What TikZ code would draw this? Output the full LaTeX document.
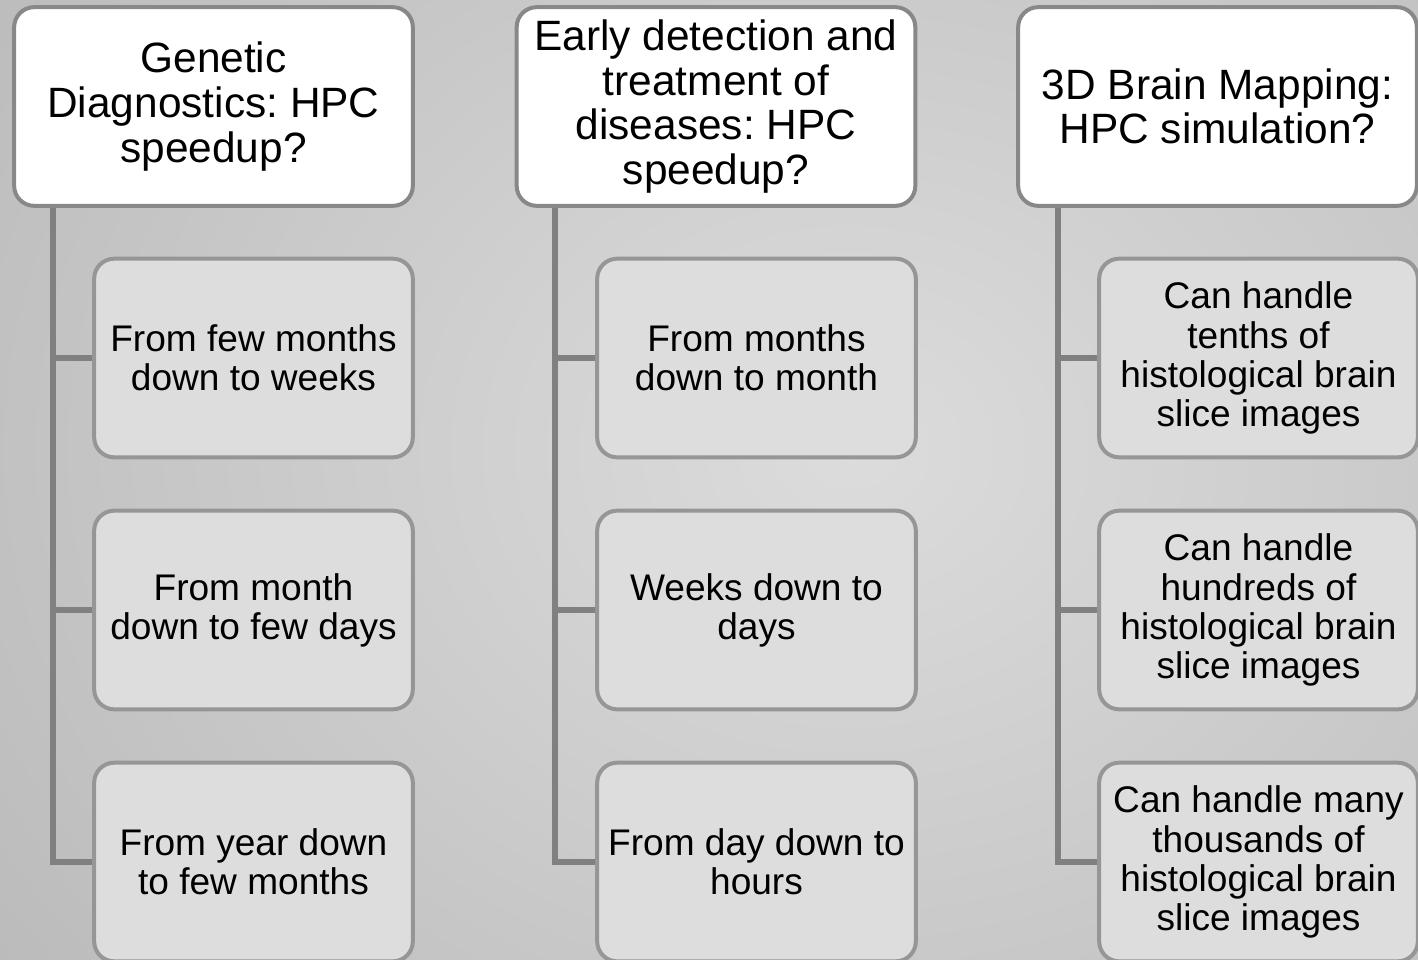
\documentclass[tikz,border=0pt]{standalone}
\usepackage{fontspec}
\setmainfont{Liberation Sans}
\frenchspacing
\definecolor{bgin}{RGB}{220,220,220}
\definecolor{bgout}{RGB}{184,184,184}
\definecolor{hborder}{RGB}{136,136,136}
\definecolor{cborder}{RGB}{150,150,150}
\definecolor{cfill}{RGB}{221,221,221}
\definecolor{conncol}{RGB}{128,128,128}
\pgfdeclarelayer{bgshade}
\pgfdeclarelayer{wires}
\pgfsetlayers{bgshade,wires,main}
\tikzset{
  headbox/.style={draw=hborder, line width=3pt, fill=white, rounded corners=15pt,
    minimum width=299pt, minimum height=149pt, inner sep=0pt, align=center,
    font=\fontsize{31.8}{33.5}\selectfont},
  childbox/.style={draw=cborder, line width=3pt, fill=cfill, rounded corners=15pt,
    minimum width=239pt, minimum height=149pt, inner sep=0pt, align=center,
    font=\fontsize{27.8}{29.3}\selectfont},
  conn/.style={draw=conncol, line width=4pt}
}
\begin{document}
\begin{tikzpicture}[x=0.75pt,y=-0.75pt]
\useasboundingbox (0,0) rectangle (1418,960);
\begin{pgfonlayer}{bgshade}
\shade[inner color=bgin, outer color=bgout] (-300,-500) rectangle (2000,1400);
\end{pgfonlayer}
% column 1
\node[headbox] (h1) at (213.5,106.5) {Genetic\\Diagnostics: HPC\\speedup?};
\node[childbox] (c11) at (253.5,358) {From few months\\down to weeks};
\node[childbox] (c12) at (253.5,610) {From month\\down to few days};
\node[childbox] (c13) at (253.5,862) {From year down\\to few months};
% column 2
\node[headbox] (h2) at (716,106.5) {Early detection and\\treatment of\\diseases: HPC\\speedup?};
\node[childbox] (c21) at (756.5,358) {From months\\down to month};
\node[childbox] (c22) at (756.5,610) {Weeks down to\\days};
\node[childbox] (c23) at (756.5,862) {From day down to\\hours};
% column 3
\node[headbox] (h3) at (1217.5,106.5) {3D Brain Mapping:\\HPC simulation?};
\node[childbox] (c31) at (1258.5,358) {Can handle\\tenths of\\histological brain\\slice images};
\node[childbox] (c32) at (1258.5,610) {Can handle\\hundreds of\\histological brain\\slice images};
\node[childbox] (c33) at (1258.5,862) {Can handle many\\thousands of\\histological brain\\slice images};
% connectors
\coordinate (t1) at (53,200);
\coordinate (t2) at (555,200);
\coordinate (t3) at (1058,200);
\begin{pgfonlayer}{wires}
\foreach \t/\c in {t1/c1,t2/c2,t3/c3}{
  \draw[conn] (\t) |- (\c3.west);
  \draw[conn] (\t |- \c1.west) -- (\c1.west);
  \draw[conn] (\t |- \c2.west) -- (\c2.west);
}
\end{pgfonlayer}
\end{tikzpicture}
\end{document}
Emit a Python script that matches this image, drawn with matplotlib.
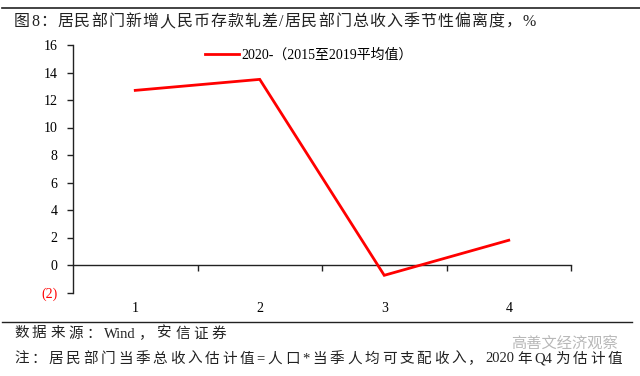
import matplotlib
matplotlib.use("Agg")
import matplotlib.pyplot as plt
from matplotlib.lines import Line2D

categories = ["1", "2", "3", "4"]
values = [12.7, 13.5, -0.75, 1.8]
series_name = "2020-（2015至2019平均值）"
yticks = [-2, 0, 2, 4, 6, 8, 10, 12, 14, 16]
ytick_labels = ["(2)", "0", "2", "4", "6", "8", "10", "12", "14", "16"]
title = "图8：居民部门新增人民币存款轧差/居民部门总收入季节性偏离度，%"
source = "数据来源：Wind，安信证券"
note = "注：居民部门当季总收入估计值=人口*当季人均可支配收入，2020 年 Q4 为估计值"
watermark = "高善文经济观察"

serif = ["Liberation Serif", "Noto Sans CJK SC", "DejaVu Sans"]
plt.rcParams["font.family"] = serif

W, H = 640, 376
fig = plt.figure(figsize=(W / 100, H / 100), dpi=100)

def fx(px):
    return px / W

def fy(py):
    return 1 - py / H

ax = fig.add_axes([fx(73), fy(292.5), fx(571) - fx(73), fy(45) - fy(292.5)])
x = list(range(len(categories)))
ax.plot(x, values, color="#ff0000", lw=2.0, solid_joinstyle="miter", label=series_name, zorder=3)
ax.set_xlim(-0.5, len(categories) - 0.5)
ax.set_ylim(-2, 16)

for s in ["top", "right"]:
    ax.spines[s].set_visible(False)
ax.spines["left"].set_color("#222222")
ax.spines["left"].set_linewidth(1.0)
ax.spines["bottom"].set_position(("data", 0))
ax.spines["bottom"].set_color("#222222")
ax.spines["bottom"].set_linewidth(1.0)

ax.set_yticks(yticks)
ax.set_yticklabels(ytick_labels, fontsize=10)
for lbl in ax.get_yticklabels():
    if lbl.get_text().startswith("("):
        lbl.set_color("#ff0000")
ax.tick_params(axis="y", direction="out", length=4, width=1, color="#222222", pad=7)

ax.set_xticks([i + 0.5 for i in x])
ax.set_xticklabels([])
ax.tick_params(axis="x", direction="out", length=4, width=1, color="#222222")
for i, c in zip(x, categories):
    ax.annotate(c, xy=(i, 0), xycoords=ax.get_xaxis_transform(), xytext=(0, -7),
                textcoords="offset points", ha="center", va="top", fontsize=10)

leg = fig.legend(handles=[Line2D([], [], color="#ff0000", lw=2.0)], labels=[series_name],
                 loc="center left", bbox_to_anchor=(fx(199), fy(55)), frameon=False,
                 handlelength=2.5, handletextpad=0.12, fontsize=10, borderaxespad=0)

# header/footer rules
fig.add_artist(Line2D([fx(2), fx(640)], [fy(8), fy(8)], color="#222222", lw=1.2))
fig.add_artist(Line2D([fx(2), fx(632)], [fy(322), fy(322)], color="#222222", lw=1.0))

renderer = fig.canvas.get_renderer()

def tokenize(s):
    toks = []
    cur = ""
    for ch in s:
        if ch == " ":
            if cur:
                toks.append(cur)
                cur = ""
        elif ord(ch) < 128:
            cur += ch
        else:
            if cur:
                toks.append(cur)
                cur = ""
            toks.append(ch)
    if cur:
        toks.append(cur)
    return toks

def spaced_text(s, x0, x1, y, size, color="#222222"):
    toks = tokenize(s)
    arts = []
    widths = []
    for t in toks:
        a = fig.text(0, fy(y), t, fontsize=size, ha="left", va="center", color=color)
        bb = a.get_window_extent(renderer)
        arts.append(a)
        widths.append(bb.width)
    gap = (x1 - x0 - sum(widths)) / max(len(toks) - 1, 1)
    cx = x0
    for a, w in zip(arts, widths):
        a.set_x(fx(cx))
        cx += w + gap

spaced_text(title, 14, 536, 22, 11.5)
spaced_text(source, 14, 226, 334, 10.5)
spaced_text(note, 14, 622, 359, 10.5)
fig.text(fx(511), fy(343), watermark, fontsize=11, ha="left", va="center", color="#b8b8b8",
         family=["Noto Sans CJK SC", "DejaVu Sans"])

fig.savefig("out.png", dpi=100)
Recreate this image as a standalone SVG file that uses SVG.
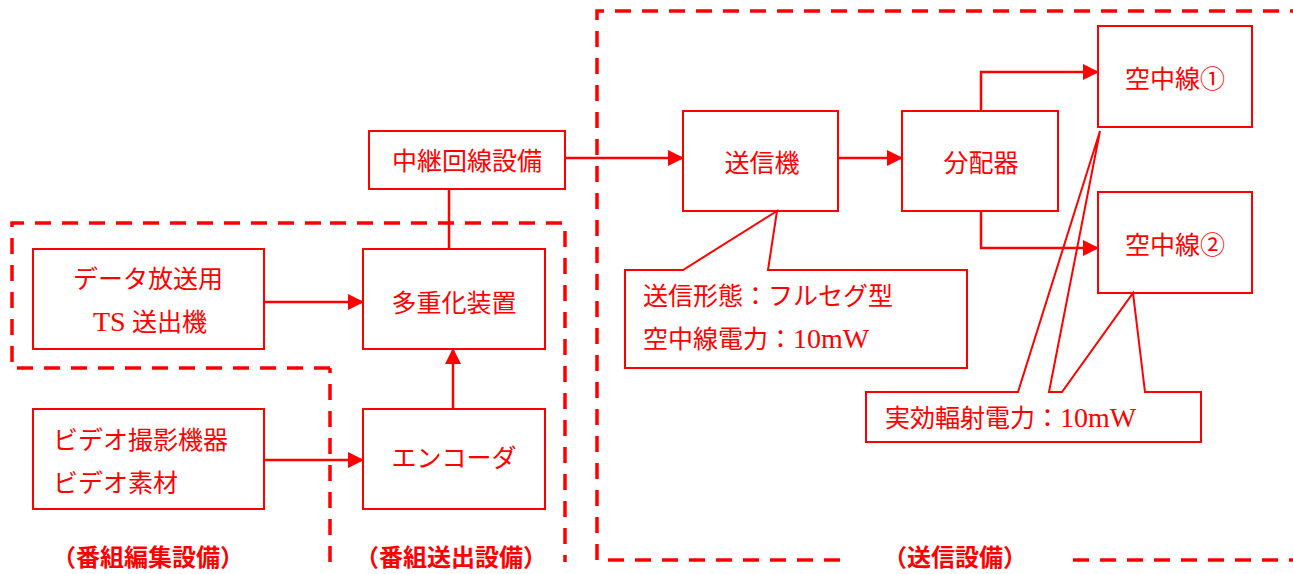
<svg xmlns="http://www.w3.org/2000/svg" width="1293" height="574" viewBox="0 0 1293 574">
<style>
.box{fill:none;stroke:#ff0000;stroke-width:2}
.dash{fill:none;stroke:#ff0000;stroke-width:3.5;stroke-dasharray:16 11}
.con{fill:none;stroke:#ff0000;stroke-width:2.5}
.call{fill:none;stroke:#ff0000;stroke-width:2}
.t{font-family:"Liberation Serif","Noto Sans CJK JP",serif;font-size:25px;fill:#ff0000}
.c{text-anchor:middle}
.lat{font-size:28px}
.lbl{font-family:"Noto Sans CJK JP",sans-serif;font-size:24px;font-weight:bold;fill:#ff0000;text-anchor:middle}
</style>
<defs>
<marker id="arr" markerUnits="userSpaceOnUse" markerWidth="16" markerHeight="16" viewBox="0 0 16 16" refX="15" refY="8" orient="auto">
<path d="M0,0 L16,8 L0,16 Z" fill="#ff0000"/>
</marker>
</defs>
<rect width="1293" height="574" fill="#ffffff"/>
<g id="regions">
<path class="dash" d="M330,368 H12 V223 H330"/>
<path class="dash" d="M330,562 V368 M330,223 H565 V562"/>
<path class="dash" d="M840,560 H597 V11 H1293 M1073,560 H1293"/>
<text class="lbl" x="148" y="566">（番組編集設備）</text>
<text class="lbl" x="451" y="566">（番組送出設備）</text>
<text class="lbl" x="955" y="566">（送信設備）</text>
</g>
<g id="n-chukei"><rect class="box" x="369" y="131" width="196" height="58"/><text class="t c" x="467" y="170">中継回線設備</text></g>
<g id="n-data"><rect class="box" x="33" y="249" width="231" height="100"/><text class="t c" x="148" y="288">データ放送用</text><text class="t c" x="150" y="331"><tspan class="lat">TS</tspan> 送出機</text></g>
<g id="n-tajuka"><rect class="box" x="363" y="249" width="182" height="100"/><text class="t c" x="454" y="312">多重化装置</text></g>
<g id="n-video"><rect class="box" x="33" y="409" width="231" height="100"/><text class="t" x="53" y="449">ビデオ撮影機器</text><text class="t" x="53" y="492">ビデオ素材</text></g>
<g id="n-encoder"><rect class="box" x="363" y="409" width="182" height="100"/><text class="t c" x="454" y="467">エンコーダ</text></g>
<g id="n-soshinki"><rect class="box" x="683" y="111" width="155" height="100"/><text class="t c" x="762" y="172">送信機</text></g>
<g id="n-bunpai"><rect class="box" x="902" y="111" width="156" height="100"/><text class="t c" x="981" y="172">分配器</text></g>
<g id="n-ant1"><rect class="box" x="1098" y="26" width="154" height="101"/><text class="t c" x="1175" y="88">空中線①</text></g>
<g id="n-ant2"><rect class="box" x="1098" y="192" width="154" height="101"/><text class="t c" x="1175" y="254">空中線②</text></g>
<g id="connectors">
<path class="con" d="M264,302 H363" marker-end="url(#arr)"/>
<path class="con" d="M264,460 H363" marker-end="url(#arr)"/>
<path class="con" d="M453,409 V349" marker-end="url(#arr)"/>
<path class="con" d="M449,189 V249"/>
<path class="con" d="M565,158 H683" marker-end="url(#arr)"/>
<path class="con" d="M838,158 H902" marker-end="url(#arr)"/>
<path class="con" d="M981,111 V72 H1098" marker-end="url(#arr)"/>
<path class="con" d="M981,211 V248 H1098" marker-end="url(#arr)"/>
</g>
<g id="callout1">
<path class="call" d="M625,270 H683 L777,211 L768,270 H967 V368 H625 Z"/>
<text class="t" x="643" y="305">送信形態：フルセグ型</text>
<text class="t" x="643" y="348">空中線電力：<tspan class="lat">10mW</tspan></text>
</g>
<g id="callout2">
<path class="call" d="M866,392 H1018 L1100,131 L1049,392 H1062 L1133,293 L1145,392 H1201 V442 H866 Z"/>
<text class="t" x="885" y="427">実効輻射電力：<tspan class="lat">10mW</tspan></text>
</g>
</svg>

--------------------

OBJECTIVE: Pictures excluded, retype exactly the lines running from the one with "Emit a Python" through the one with "from matplotlib.lines import Line2D". Include both end lines and nothing more.

SOLUTION FOR THIS TASK:
Emit a Python script that matches this image, drawn with matplotlib.
import matplotlib
matplotlib.use("Agg")
import matplotlib.pyplot as plt
from matplotlib.lines import Line2D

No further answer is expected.